Uranium. With the Japanese announcements of rethinking their views on shutting down nuclear reactors, he feels sentiment is going to swing back in favour of uranium. However, positive sentiment does not necessarily mean that uranium stocks are going to be racing back to the moon. We still have abundant mining capacity so the question is, what is going to be able to make money on a consistent basis over that long period of time.
Markets. Canadian market is outperforming the US and other markets. Not only are prices higher, but volume is up, financing is something like 4X what they were last year. This is partly due to last year’s underperformance but also the makeup of our market. Late cycle energy, gold has had a bit of a rebound and, as well, he is hearing that US investors are buying Canadian banks and Canadian energy stocks. Thinks the market can keep going.

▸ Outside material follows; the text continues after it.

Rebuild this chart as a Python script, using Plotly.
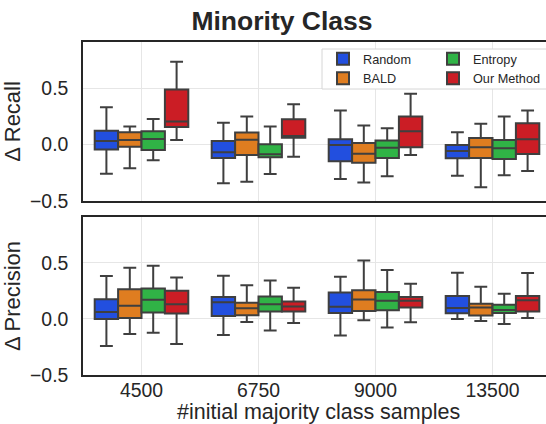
import plotly.graph_objects as go
from plotly.subplots import make_subplots

# Initial majority-class sample counts (x categories)
categories = ["4500", "6750", "9000", "13500"]
methods = ["Random", "BALD", "Entropy", "Our Method"]
colors = ["#224fdf", "#df7d20", "#30b346", "#cb1d25"]

# Δ Recall box statistics per method: [4500, 6750, 9000, 13500]
recall_lower = {
    "Random": [-0.258, -0.343, -0.305, -0.275],
    "BALD": [-0.210, -0.329, -0.337, -0.379],
    "Entropy": [-0.139, -0.260, -0.281, -0.272],
    "Our Method": [0.042, -0.107, -0.092, -0.234],
}
recall_q1 = {
    "Random": [-0.044, -0.118, -0.148, -0.121],
    "BALD": [-0.018, -0.092, -0.160, -0.118],
    "Entropy": [-0.047, -0.113, -0.118, -0.127],
    "Our Method": [0.157, 0.062, -0.024, -0.083],
}
recall_median = {
    "Random": [0.033, -0.068, -0.003, -0.056],
    "BALD": [0.042, 0.044, -0.080, -0.024],
    "Entropy": [0.050, -0.086, -0.027, -0.033],
    "Our Method": [0.204, 0.077, 0.118, 0.047],
}
recall_q3 = {
    "Random": [0.124, 0.033, 0.047, -0.003],
    "BALD": [0.109, 0.107, 0.015, 0.059],
    "Entropy": [0.118, 0.003, 0.036, 0.042],
    "Our Method": [0.488, 0.225, 0.249, 0.189],
}
recall_upper = {
    "Random": [0.331, 0.193, 0.302, 0.109],
    "BALD": [0.160, 0.249, 0.169, 0.186],
    "Entropy": [0.228, 0.160, 0.145, 0.249],
    "Our Method": [0.734, 0.358, 0.450, 0.302],
}

# Δ Precision box statistics per method: [4500, 6750, 9000, 13500]
precision_lower = {
    "Random": [-0.242, -0.144, -0.147, 0.000],
    "BALD": [-0.135, -0.027, -0.012, -0.018],
    "Entropy": [-0.123, -0.102, -0.075, -0.045],
    "Our Method": [-0.224, -0.036, -0.030, 0.009],
}
precision_q1 = {
    "Random": [0.000, 0.027, 0.054, 0.051],
    "BALD": [0.009, 0.033, 0.072, 0.030],
    "Entropy": [0.057, 0.066, 0.078, 0.054],
    "Our Method": [0.048, 0.066, 0.102, 0.066],
}
precision_median = {
    "Random": [0.063, 0.150, 0.108, 0.099],
    "BALD": [0.117, 0.096, 0.173, 0.102],
    "Entropy": [0.171, 0.132, 0.162, 0.081],
    "Our Method": [0.132, 0.111, 0.162, 0.168],
}
precision_q3 = {
    "Random": [0.177, 0.197, 0.236, 0.204],
    "BALD": [0.266, 0.144, 0.257, 0.135],
    "Entropy": [0.272, 0.200, 0.240, 0.126],
    "Our Method": [0.251, 0.156, 0.195, 0.206],
}
precision_upper = {
    "Random": [0.383, 0.386, 0.377, 0.413],
    "BALD": [0.458, 0.302, 0.521, 0.287],
    "Entropy": [0.476, 0.344, 0.437, 0.224],
    "Our Method": [0.371, 0.278, 0.314, 0.410],
}

y_ticks = [-0.5, 0.0, 0.5]
y_tick_text = ["\u22120.5", "0.0", "0.5"]

FONT = "Liberation Sans, Arial, sans-serif"
TEXT = "#262626"
EDGE = "#3f3f3f"

W, H = 546, 424
M_L, M_R, M_T, M_B = 83, 0, 42, 49
PLOT_W = W - M_L - M_R
PLOT_H = H - M_T - M_B


def py(px_y):
    """Pixel row -> paper y inside the plot area."""
    return (H - M_B - px_y) / PLOT_H


def px(px_x):
    """Pixel column -> paper x inside the plot area."""
    return (px_x - M_L) / PLOT_W


fig = make_subplots(rows=2, cols=1, shared_xaxes=False, vertical_spacing=0.05)

legend_of = {"Random": "legend", "BALD": "legend", "Entropy": "legend2", "Our Method": "legend2"}

panels = [
    (1, recall_lower, recall_q1, recall_median, recall_q3, recall_upper),
    (2, precision_lower, precision_q1, precision_median, precision_q3, precision_upper),
]
for row, lo, q1, med, q3, hi in panels:
    for m, c in zip(methods, colors):
        fig.add_trace(
            go.Box(
                x=categories,
                lowerfence=lo[m],
                q1=q1[m],
                median=med[m],
                q3=q3[m],
                upperfence=hi[m],
                name=m,
                legendgroup=m,
                legend=legend_of[m],
                showlegend=(row == 1),
                fillcolor=c,
                line=dict(color=EDGE, width=2),
                whiskerwidth=0.55,
                boxpoints=False,
                offsetgroup=m,
            ),
            row=row,
            col=1,
        )

x_range = [-0.5, -0.5 + PLOT_W / 117.0]

fig.update_layout(
    width=W,
    height=H,
    margin=dict(l=M_L, r=M_R, t=M_T, b=M_B, autoexpand=False),
    paper_bgcolor="white",
    plot_bgcolor="white",
    boxmode="group",
    boxgap=0.2,
    boxgroupgap=0.0,
    font=dict(family=FONT, color=TEXT),
    title=dict(
        text="<b>Minority Class</b>",
        x=282 / W,
        xref="container",
        xanchor="center",
        y=1 - 21 / H,
        yref="container",
        yanchor="middle",
        font=dict(size=26.5, family=FONT, color=TEXT),
    ),
    legend=dict(
        x=px(323), y=py(44), xanchor="left", yanchor="top",
        bgcolor="rgba(0,0,0,0)", borderwidth=0,
        font=dict(size=12.7, family=FONT, color=TEXT),
        tracegroupgap=0, itemwidth=30,
    ),
    legend2=dict(
        x=px(433), y=py(44), xanchor="left", yanchor="top",
        bgcolor="rgba(0,0,0,0)", borderwidth=0,
        font=dict(size=12.7, family=FONT, color=TEXT),
        tracegroupgap=0, itemwidth=30,
    ),
)

# Legend frame behind the two legend columns
fig.add_shape(
    type="rect", xref="paper", yref="paper",
    x0=px(322), x1=px(560), y0=py(89), y1=py(49),
    fillcolor="white", line=dict(color="#d6d6d6", width=1), layer="above",
)

fig.update_layout(
    yaxis=dict(domain=[py(201), 1.0]),
    yaxis2=dict(domain=[0.0, py(217)]),
)

axis_common = dict(
    showgrid=True,
    gridcolor="#e6e6e6",
    gridwidth=1,
    zeroline=False,
    showline=True,
    linecolor=TEXT,
    linewidth=1.6,
    ticks="",
    automargin=False,
    tickfont=dict(size=19.4, family=FONT, color=TEXT),
)

for r in (1, 2):
    fig.update_xaxes(
        type="category",
        categoryorder="array",
        categoryarray=categories,
        range=x_range,
        mirror=True,
        showticklabels=(r == 2),
        ticklabelstandoff=-3,
        row=r,
        col=1,
        **axis_common,
    )
    fig.update_yaxes(
        range=[-0.5, 0.91],
        tickvals=y_ticks,
        ticktext=y_tick_text,
        mirror=False,
        ticklabelstandoff=9,
        row=r,
        col=1,
        **axis_common,
    )

fig.update_yaxes(title=dict(text="\u0394 Recall", font=dict(size=22, family=FONT, color=TEXT), standoff=6), row=1, col=1)
fig.update_yaxes(title=dict(text="\u0394 Precision", font=dict(size=22, family=FONT, color=TEXT), standoff=6), row=2, col=1)

# x-axis title for the shared category axis
fig.add_annotation(
    text="#initial majority class samples",
    xref="paper", yref="paper",
    x=px(318), y=py(412),
    xanchor="center", yanchor="middle",
    showarrow=False,
    font=dict(size=21.5, family=FONT, color=TEXT),
)

fig.write_html("out.html")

Gas. A little more optimistic on the longer-term outlook for oil than he is for natural gas. Gas has benefited from the weather which has been remarkably cold, and as a result we have burned much more gas this year than we did last year, which has led to very low storage levels. US is going to be about 850-900 billion cubic feet deficit. Alberta storage is at the lowest since 2004, which is creating a lot of short-term price strength for natural gas. His concern in the near-term is at we are now entering a period where the peak demand for natural gas calms because we don’t have to heat our homes as much. At that point, we can now revert to more coal fuelled power generation and right now, because gas has been so strong and the price of coal has been so weak, he feels we could see some very material switching that the market is not appreciating. Looking out to the fall, we’ll probably see another strengthening of natural gas but a little cautious over the next 3-4 months.
Oil. Price of oil has been high and will remain high. For the first time in quite a while, we are now seeing a repatriation of funds out of the US into Canada. Especially if you consider the impact of a depreciating loonie, the price of oil in Canada now sells for more than it does in the US. Yet over the past 2 years, Canadian oil companies have greatly lagged its US peers. We are starting to see a catch-up occur and this is what excites him the most. Prefers the producers over the services.
Watching people of the false sentiment indicators (dumb money indicators) is trying to see what the retail investor is thinking. Try to measure the extreme levels of bullish and bearish. Want to do the opposite of the retail investor. However, currently there is a low level of bearishness and a high level of neutrality in the market. It could be a leading indicator of a month or two down the road of a correction... a sign of caution in his mind.
A good website is sentimate trader.com
If there is a sell off this summer (and he thinks it will), then the year will end very strong.
Market. Looking at his “S&P 500 Price to Book” chart, it shows that the S&P 500 has gotten back up over the 2X Book Value and is trading once again between 2 and 2.5 times Book, where it traded for nearly all of the early 2000’s. For those people who think the market is really expensive, it has been here before and has actually been a lot higher. The question is, are the earnings going to come through. Looking at the 1st lot of the S&P results, there is a really interesting phenomenon. Earnings are coming through at about a 10% growth rate, but the growth in sales is about 1%. This means companies are earning money, but not generating activity. This indicates it is not going to be the fast recovery that the Fed would have us like to believe. The market is just in a comfortable place. If we saw the market dropping 8%-10%, there would be something like a 3 alarm fire at the Fed and we would see a renewal of aggressive quantitative easing.